There's the one by Pasolini with Maria Callas and....surprise surprise! Lars von Trier made one based on the Carl T. Dreyer's script, which holds beautiful expressionist images. I watched them both over the week-end - the storyline is slightly different, Pasolini goes through the whole legend of the Golden Fleece and the Argonauts who go all the way to Colchis (situated in nowadays Georgia or Gruzia) to still it. Lars von Trier/Dreyer tell only the end of the story, like the classical play by Euripides.

The focus in Pasolini's version falls onto the difference between two worlds: myth and reason, Medea and Jason, the world of magic and the real world. Maria Callas is beautiful and sensitive, instead of being a sorceress, her Medea is a stranger who's not understood and/or accepted in the culture where she landed. Between her and Jason there's mutual attraction, but he's a man of this world who wants to be accepted and recognized, so he choses to marry somebody more appropriate to his ambition. Medea is not a criminal, only a woman who choses to revive her old rites, re-affirm her vision of the world when she feels trapped and betrayed. The only actor attracting my attention is Laurent Terzieff as the Centaur who plays adoptive father to Jason. The settings and the costumes are overwhelming, recreating a long gone forgotten world in the cine verite style that characterizes the other films of Pasolini. He filmed vast empty lands, troglodyte and mud cities in North Africa with amateurs and I guess a little in Italy (the Corinthian part) it looks ancient but not fantasylike, the impact is amazing, you feel that story is real.

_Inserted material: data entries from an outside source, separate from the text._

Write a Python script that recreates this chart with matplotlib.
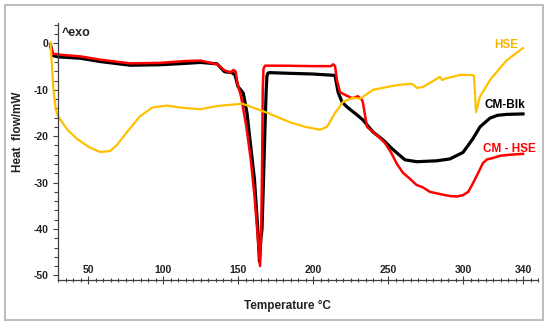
import matplotlib
matplotlib.use("Agg")
import matplotlib.pyplot as plt
from matplotlib.ticker import FixedLocator, MultipleLocator
from matplotlib.patches import Rectangle
import matplotlib.transforms as mtransforms

plt.rcParams['font.family'] = ['Liberation Sans', 'DejaVu Sans']
plt.rcParams['axes.unicode_minus'] = False

# ---- data ----
blk_T = [25, 26.5, 30, 45, 58, 78, 98, 115, 125, 136, 141, 146, 148, 150, 153.5, 156, 158,
         161, 163.2, 164.3, 165.3, 166, 167, 168, 168.8, 169.3, 170, 171, 180, 190, 200, 210,
         214.7, 216.7, 219.3, 222.7, 229.3, 233.3, 240, 246.7, 252.7, 261.3, 269.3, 282.7,
         291.3, 300, 306.7, 311.3, 318, 323, 329, 340]
blk_H = [-0.3, -2.6, -2.9, -3.2, -3.9, -4.7, -4.6, -4.3, -4.1, -4.4, -6.1, -6.3, -6.8, -9.3,
         -10.7, -15, -20.8, -29.4, -40.2, -47, -42, -40, -29.4, -18, -10, -7, -6.4, -6.3,
         -6.4, -6.5, -6.6, -6.8, -6.9, -10.5, -12.6, -13.7, -15.4, -16.5, -19.1, -20.8,
         -22.7, -25.1, -25.5, -25.3, -24.9, -23.5, -20.5, -18, -16.1, -15.5, -15.3, -15.2]

red_T = [25, 26.5, 30, 45, 58, 78, 98, 115, 125, 136, 141, 145, 147, 148.5, 149.5, 152, 155.5,
         158.5, 161, 163, 164.7, 165.5, 166.1, 166.5, 167, 168, 180, 200, 212, 213.5, 214.7,
         216, 218, 222, 226, 230, 232.7, 233.3, 236, 240, 244.7, 248, 252, 256, 260, 264,
         269, 273, 278, 285, 291.3, 296, 300, 303.5, 306.7, 310, 313.3, 316, 320, 325,
         331.3, 340]
red_H = [-0.3, -2.2, -2.4, -2.8, -3.5, -4.3, -4.2, -3.8, -3.7, -4.5, -5.8, -6.3, -5.7, -6.1,
         -8.5, -11.4, -17.8, -25, -33, -41, -48, -40, -25, -10, -5.5, -4.8, -4.8, -4.9,
         -4.9, -4.5, -4.9, -8, -10.5, -11.2, -11.8, -11.4, -12.2, -12.8, -18, -19.1, -20.4,
         -21.5, -23.5, -26, -27.9, -29, -30.5, -31, -32, -32.5, -32.9, -33, -32.7, -32,
         -30.1, -28, -25.8, -25, -24.7, -24.2, -24, -23.8]

hse_T = [25, 26, 27, 28.5, 30, 36, 42.7, 51, 58, 64.7, 69, 76, 84.7, 93, 102.7, 111, 124.7,
         136, 153, 169, 184.7, 195, 204.7, 209.3, 214.7, 220, 226.7, 231.3, 233.3, 240,
         249.3, 258, 266, 269.3, 273.3, 278, 284.7, 286, 288, 298, 306, 307.3, 308.7,
         311.3, 318, 324.7, 329.3, 340]
hse_H = [0.2, -5, -10, -14.2, -15.7, -18.5, -20.6, -22.4, -23.4, -23.2, -22, -19.1, -15.7,
         -13.8, -13.4, -13.8, -14.2, -13.5, -13.0, -14.9, -17, -18, -18.6, -18, -15, -12.6,
         -11.7, -11.9, -11.5, -10, -9.4, -8.9, -8.7, -9.6, -9.4, -8.5, -7.2, -7.9, -7.6,
         -6.8, -6.8, -7, -14.8, -11.5, -7.9, -5.3, -3.6, -1]

x_ticks = [50, 100, 150, 200, 250, 300, 340]
y_ticks = [0, -10, -20, -30, -40, -50]

# ---- figure ----
W, H = 550, 328
fig = plt.figure(figsize=(W / 100, H / 100), dpi=100)
fig.patches.append(Rectangle((5 / W, 8 / H), 538 / W, 315 / H, transform=fig.transFigure,
                             fill=False, edgecolor='#bdbdbd', linewidth=1.5))

ax = fig.add_axes([58 / W, 48 / H, 480 / W, 257 / H])
ax.set_xlim(30, 350)
ax.set_ylim(-51.0, 4.4)

ax.plot(blk_T, blk_H, color='black', lw=2.3, clip_on=False, solid_joinstyle='round')
ax.plot(red_T, red_H, color='#ff0000', lw=1.8, clip_on=False, solid_joinstyle='round')
ax.plot(hse_T, hse_H, color='#ffc000', lw=1.6, clip_on=False, solid_joinstyle='round')

for s in ['top', 'right']:
    ax.spines[s].set_visible(False)
for s in ['left', 'bottom']:
    ax.spines[s].set_color('#404040')
    ax.spines[s].set_linewidth(0.9)

tick_font = dict(fontsize=7.5, fontweight='bold', color='#222222')
ax.yaxis.set_major_locator(FixedLocator(y_ticks))
ax.yaxis.set_minor_locator(MultipleLocator(2))
ax.set_yticklabels([str(v) for v in y_ticks], **tick_font)
ax.tick_params(axis='y', which='both', direction='out', color='#404040', width=0.8)
ax.tick_params(axis='y', which='major', length=3.5, pad=3.5)
ax.tick_params(axis='y', which='minor', length=3.0)

ax.xaxis.set_major_locator(FixedLocator(x_ticks))
ax.xaxis.set_minor_locator(MultipleLocator(5))
ax.tick_params(axis='x', which='both', direction='inout', color='#404040', width=0.8,
               labelbottom=False)
ax.tick_params(axis='x', which='major', length=6)
ax.tick_params(axis='x', which='minor', length=3.5)
trans = mtransforms.blended_transform_factory(ax.transData, ax.transAxes)
for t in x_ticks:
    ax.text(t, 0.04, str(t), transform=trans, ha='center', va='center', **tick_font)

ax.text(32.5, 2.3, '^exo', fontsize=9, fontweight='bold', color='#222222', va='center')
ax.text(329, -0.3, 'HSE', fontsize=8.5, fontweight='bold', color='#f5b400',
        ha='center', va='center')
ax.text(328, -13.2, 'CM-Blk', fontsize=8.5, fontweight='bold', color='black',
        ha='center', va='center')
ax.text(331, -22.7, 'CM - HSE', fontsize=8.5, fontweight='bold', color='#ff0000',
        ha='center', va='center')

fig.text(287 / W, 1 - 306 / H, 'Temperature °C', fontsize=8.5, fontweight='bold',
         ha='center', va='center', color='#222222')
fig.text(18.5 / W, 1 - 132 / H, 'Heat  flow/mW', fontsize=8.5, fontweight='bold',
         ha='center', va='center', rotation=90, color='#222222')

fig.savefig('out.png', dpi=100)
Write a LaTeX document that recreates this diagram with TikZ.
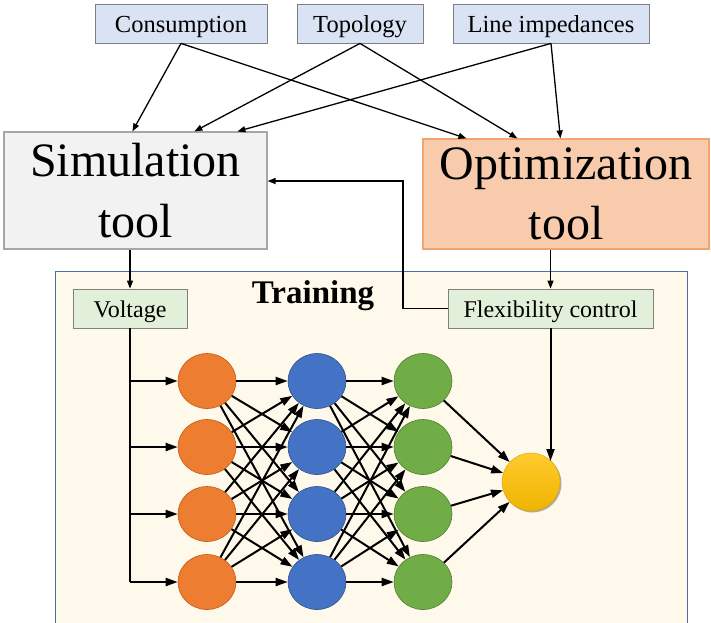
\documentclass[tikz,border=0pt]{standalone}
\usepackage{fontspec}
\setmainfont{Liberation Serif}
\usetikzlibrary{arrows.meta,shapes.geometric,shadows}

\definecolor{inbox}{HTML}{DAE3F3}
\definecolor{inedge}{HTML}{7F7F7F}
\definecolor{simfill}{HTML}{F2F2F2}
\definecolor{simedge}{HTML}{A6A6A6}
\definecolor{optfill}{HTML}{F8CBAD}
\definecolor{optedge}{HTML}{F0A572}
\definecolor{trainfill}{HTML}{FEF9EA}
\definecolor{trainedge}{HTML}{4A6EA8}
\definecolor{iofill}{HTML}{E2F0D9}
\definecolor{ioedge}{HTML}{808080}
\definecolor{nnorange}{HTML}{ED7D31}
\definecolor{nnorangeedge}{HTML}{C55A11}
\definecolor{nnblue}{HTML}{4472C4}
\definecolor{nnblueedge}{HTML}{2F528F}
\definecolor{nngreen}{HTML}{70AD47}
\definecolor{nngreenedge}{HTML}{507E32}
\definecolor{outtop}{HTML}{FFCB2E}
\definecolor{outbot}{HTML}{EFB300}

\begin{document}
\begin{tikzpicture}[x=1pt,y=-1pt,
  inputbox/.style={draw=inedge, line width=0.8pt, fill=inbox, minimum height=39pt,
    inner sep=0pt, text height=17pt, text depth=0pt, font=\fontsize{24.5}{28}\selectfont},
  toolbox/.style={line width=1.2pt, inner sep=0pt, align=center},
  iobox/.style={draw=ioedge, fill=iofill, line width=0.8pt, minimum height=39pt,
    inner sep=0pt, text height=17pt, text depth=0pt, font=\fontsize{24}{28}\selectfont},
  neuron/.style={ellipse, minimum width=58pt, minimum height=55pt, inner sep=0pt, line width=0.6pt},
  feed/.style={-{Triangle[length=8pt,width=6pt]}, line width=1.3pt},
  link/.style={-{Triangle[length=12pt,width=8pt]}, line width=2pt}]

\useasboundingbox (0,0) rectangle (711,622);

% training frame in the background
\node[draw=trainedge, fill=trainfill, line width=1pt, minimum width=632pt, minimum height=353pt,
  inner sep=0pt, anchor=north west] (train) at (55,271) {};
\node[font=\bfseries\fontsize{33}{36}\selectfont, anchor=base] (trainlab) at (313,303) {Training};

% input data
\node[inputbox, minimum width=172pt] (cons) at (181,23.5) {Consumption};
\node[inputbox, minimum width=126pt] (topo) at (360,23.5) {Topology};
\node[inputbox, minimum width=196pt] (line) at (551,23.5) {Line impedances};

% tools
\node[toolbox, draw=simedge, fill=simfill, minimum width=263pt, minimum height=117pt,
  font=\fontsize{48}{61}\selectfont] (sim) at (135.5,190.5) {Simulation\\tool};
\node[toolbox, draw=optedge, fill=optfill, minimum width=286pt, minimum height=110pt,
  font=\fontsize{48}{60}\selectfont] (opt) at (566,194) {Optimization\\tool};

% training data
\node[iobox, minimum width=114pt] (volt) at (130,308.5) {Voltage};
\node[iobox, minimum width=205pt] (flex) at (550.5,308.5) {Flexibility control};

% network layers
\foreach \i/\y in {1/381,2/447,3/514,4/582}{
  \node[neuron, fill=nnorange, draw=nnorangeedge] (o\i) at (207,\y) {};
  \node[neuron, fill=nnblue, draw=nnblueedge] (b\i) at (317,\y) {};
  \node[neuron, fill=nngreen, draw=nngreenedge] (g\i) at (423,\y) {};
}
\node[circle, minimum size=58pt, inner sep=0pt, top color=outtop, bottom color=outbot,
  draw=outbot!90!black, line width=0.4pt,
  drop shadow={shadow xshift=1.5pt, shadow yshift=-1.5pt, opacity=0.3, fill=black}] (out) at (531,482) {};

% data flow into the tools
\draw[feed] (cons.south) -- ([xshift=129pt]sim.north west);
\draw[feed] (cons.south) -- ([xshift=44pt]opt.north west);
\draw[feed] (topo.south) -- ([xshift=191pt]sim.north west);
\draw[feed] (topo.south) -- ([xshift=95pt]opt.north west);
\draw[feed] (line.south) -- ([xshift=234pt]sim.north west);
\draw[feed] (line.south) -- ([xshift=138pt]opt.north west);

% tool outputs
\draw[feed] (volt.north |- sim.south) -- (volt.north);
\draw[feed] (flex.north |- opt.south) -- (flex.north);
\coordinate (turn) at (403,181);
\draw[feed, line width=1.6pt] (flex.west) -| (turn) -- (sim.east |- turn);

% inputs to the network
\draw[line width=2pt] (volt.south) -- (volt.south |- o4);
\foreach \i in {1,...,4}{
  \draw[link] (volt.south |- o\i) -- (o\i);
}

% fully connected layers
\foreach \i in {1,...,4}{
  \foreach \j in {1,...,4}{
    \draw[link] (o\i) -- (b\j);
    \draw[link] (b\i) -- (g\j);
  }
  \draw[link] (g\i) -- (out);
}

% target signal
\draw[link] (flex.south) -- (flex.south |- out.46);

\end{tikzpicture}
\end{document}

Lars von Trier plays with light and shadow, also with little dialogue, in a Middle Age looking Scandinavia, filled with trembling lights and somber settings. Characters communicate many times through screens: curtains or branches, like they can't really see each other the way they are. His Medea is a feminist who does not accept her destiny of being seduced then abandoned by a man. I understood her murder of the children like a liberation from all bounds with that foreign country. At the end, as she sails away, she symbolically takes off her cap and frees her long hair. The marshlands, the water and forests are the perfect wild setting for wild passions, but people speak in subdued tone, which, together with the empty spaces and fog/dim lights creates the sensation of oppression. The best Lars von Trier film I've seen so far, no doubt due also to the expressionist syle he has chosen, as a tribute to Carl Dreyer.